Do PSDB com tintas sociais-democratas, ou, como no manifesto que o lançou, em 1988, disposto a lutar pelo parlamentarismo, pela melhoria dos serviços públicos básicos e de distribuição de renda e ainda combater as desigualdades regionais, parece ter sobrado pouco. Ao lado do PT principal agremiação política nas primeiras décadas da redemocratização, o PSDB foi com o tempo se tornando ideologicamente amorfo, polifônico no pior sentido – capaz hoje de rechaçar Bolsonaro em alguns estados e ter a maior parte de sua bancada de deputados federais votando alegre e sistematicamente com o governo. Nada que o difira de um PP, ou, com alguma boa vontade, do PSD de Gilberto Kassab. A história de autofagia da sigla se perde no pré-cambriano, mas para esta conversa não ir muito longe, pode ter no flerte de Fernando Henrique Cardoso com um total outsider, o hesitante apresentador Luciano Huck, nas eleições de 2018, na esteira da Lava Jato e da chamada antipolítica, uma síntese do que se tornou a sigla. Mesmo tendo um candidato potencialmente competitivo naquela disputa, o ex-governador de São Paulo Geraldo Alckmin, o ex-presidente Cardoso disse em fevereiro de 2018 que uma candidatura de Huck “seria boa para o Brasil”. (Crédito: Reprodução)

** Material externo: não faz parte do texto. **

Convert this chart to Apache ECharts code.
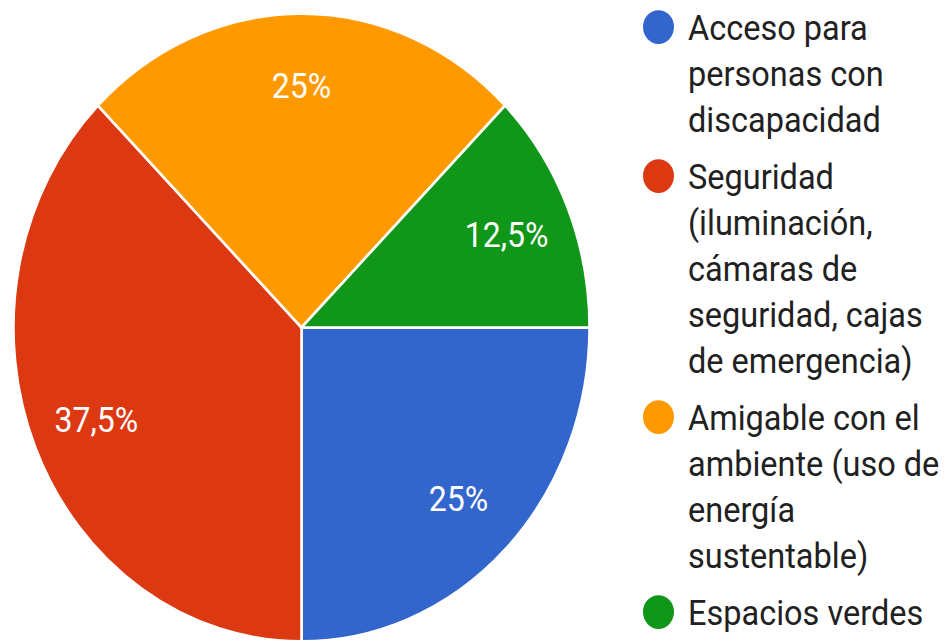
<!DOCTYPE html>
<html><head><meta charset="utf-8">
<script src="https://cdn.jsdelivr.net/npm/echarts@6/dist/echarts.min.js"></script>
<style>
html,body{margin:0;padding:0;background:#fff;overflow:hidden;}
#wrap{width:945px;height:642px;overflow:hidden;}
#chart{width:945px;height:589px;transform:scaleY(1.09);transform-origin:0 0;}
</style></head><body><div id="wrap"><div id="chart"></div></div>
<script>
// ---- data ----
const categories = [
  'Acceso para personas con discapacidad',
  'Seguridad (iluminación, cámaras de seguridad, cajas de emergencia)',
  'Amigable con el ambiente (uso de energía sustentable)',
  'Espacios verdes'
];
const legendLines = [
  ['Acceso para', 'personas con', 'discapacidad'],
  ['Seguridad', '(iluminación,', 'cámaras de', 'seguridad, cajas', 'de emergencia)'],
  ['Amigable con el', 'ambiente (uso de', 'energía', 'sustentable)'],
  ['Espacios verdes']
];
const values = [25, 37.5, 25, 12.5];

// ---- layout / style ----
const LH = 42.2;        // legend line height
const GAP = 52.3;       // distance from last line of an item to first line of next
const FIRST = 24.8;     // first legend line centre
const LEG_FS = 32.5;
const LBL_FS = 32;
const R = 288;
const CENTER = [301.5, 300.5];
const ICON_D = 31;
const ICON_W = 40;

function iconPath(n) {
  const H = n * LH, cy = LH / 2, r = ICON_D / 2;
  return 'path://M0,0L0.01,0Z' +
    'M0,' + cy + 'A' + r + ',' + r + ',0,1,0,' + ICON_D + ',' + cy +
    'A' + r + ',' + r + ',0,1,0,0,' + cy + 'Z' +
    'M' + ICON_W + ',' + H + 'L' + (ICON_W - 0.01) + ',' + H + 'Z';
}

const chart = echarts.init(document.getElementById('chart'), null, {renderer: 'svg'});
const pieData = categories.map((c, i) => ({name: c, value: values[i]}));
const fmtPct = p => String(p.percent).replace('.', ',') + '%';

let c = FIRST;
const legends = categories.map((name, i) => {
  const n = legendLines[i].length;
  const lg = {
    orient: 'vertical',
    left: 643,
    top: c - LH / 2,
    padding: 0,
    itemGap: 0,
    itemWidth: ICON_W,
    itemHeight: n * LH,
    icon: iconPath(n),
    selectedMode: false,
    itemStyle: {borderWidth: 0},
    data: [name],
    formatter: nm => legendLines[categories.indexOf(nm)].join('\n'),
    textStyle: {fontFamily: 'Roboto', fontSize: LEG_FS, lineHeight: LH, color: '#212121'}
  };
  c += (n - 1) * LH + GAP;
  return lg;
});

chart.setOption({
  animation: false,
  color: ['#3366cc', '#dc3912', '#ff9900', '#109618'],
  legend: legends,
  series: [
    {
      type: 'pie',
      radius: [0, R],
      center: CENTER,
      startAngle: 0,
      clockwise: true,
      silent: true,
      data: pieData,
      label: {show: false},
      labelLine: {show: false},
      itemStyle: {borderColor: '#ffffff', borderWidth: 2.5},
      emphasis: {disabled: true}
    },
    {
      type: 'pie',
      radius: [150, R],
      center: CENTER,
      startAngle: 0,
      clockwise: true,
      silent: true,
      data: pieData,
      itemStyle: {color: 'rgba(0,0,0,0)', borderWidth: 0},
      label: {
        show: true,
        position: 'inside',
        formatter: fmtPct,
        color: '#ffffff',
        fontFamily: 'Roboto',
        fontSize: LBL_FS
      },
      labelLine: {show: false},
      emphasis: {disabled: true}
    }
  ]
});
</script></body></html>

Seria injustiça dizer que Alckmin foi o único a não reconhecer os sinais de que a campanha presidencial de 2018 seria completamente distinta das pregressas, por conta da vaga moralista e justicialista que dominava corações, mentes e, mais importante, a mídia, naqueles tempos que hoje parecem antediluvianos. Mas o homem, criticado pelo próprio inner circle por olhar “a árvore, não a floresta”, insistiu num discurso passadista, evocando até Juscelino Kubitscheck. Em entrevista a esta PODER, em seus últimos dias no palácio do Bandeirantes, citou explicitamente JK: “Percorrerei o Brasil de norte a sul pregando nas praças públicas a união nacional”. E disse ainda que o povo “estava um pouco cansado de briga”. Deu no que deu – uma votação insignificante –, a despeito de contar com o maior tempo de propaganda eleitoral e uma aliança partidária robusta, com o PP, partido que hoje apoia Bolsonaro.
(Crédito: Roberto Setton/Poder)

Os fins justificam os meios, dizem os pragmáticos, os cínicos e os amorais. Mas mesmo a conversão oportunista para o segundo turno da eleição de 2018, quando criou o slogan “Bolsodoria”, parece ter sido um pouco além da conta para João Doria. Ter colado sua imagem à do favorito das pesquisas presidenciais custaria caro para o governador paulista, que hoje se apresenta como um dos principais antagonistas de Bolsonaro, mas é incapaz de conduzir o PSDB a uma posição clara de oposição – a sigla tem a maior parte de seus deputados federais votando com pautas de interesse do governo. Nos debates durante as prévias presidenciais do partido, que ocorrem já neste domingo (21), Doria vem responsabilizando seu principal adversário, o governador gaúcho, Eduardo Leite, pelo comportamento da bancada gaúcha, que vota em apoio a Bolsonaro, diferentemente do que fazem os deputados paulistas. Eis aí uma ironia que não funcionaria na ficção, por inverossimilhança. Mais inverossímil ainda é a resposta que Doria dá quando é lembrado do Bolsodoria. Como disse em entrevista exclusiva a PODER em maio, “por não ter sido parlamentar”, não conviveu com Bolsonaro na Câmara, não o conhecendo “suficientemente”. Ah bom. (Crédito: Governo de São Paulo)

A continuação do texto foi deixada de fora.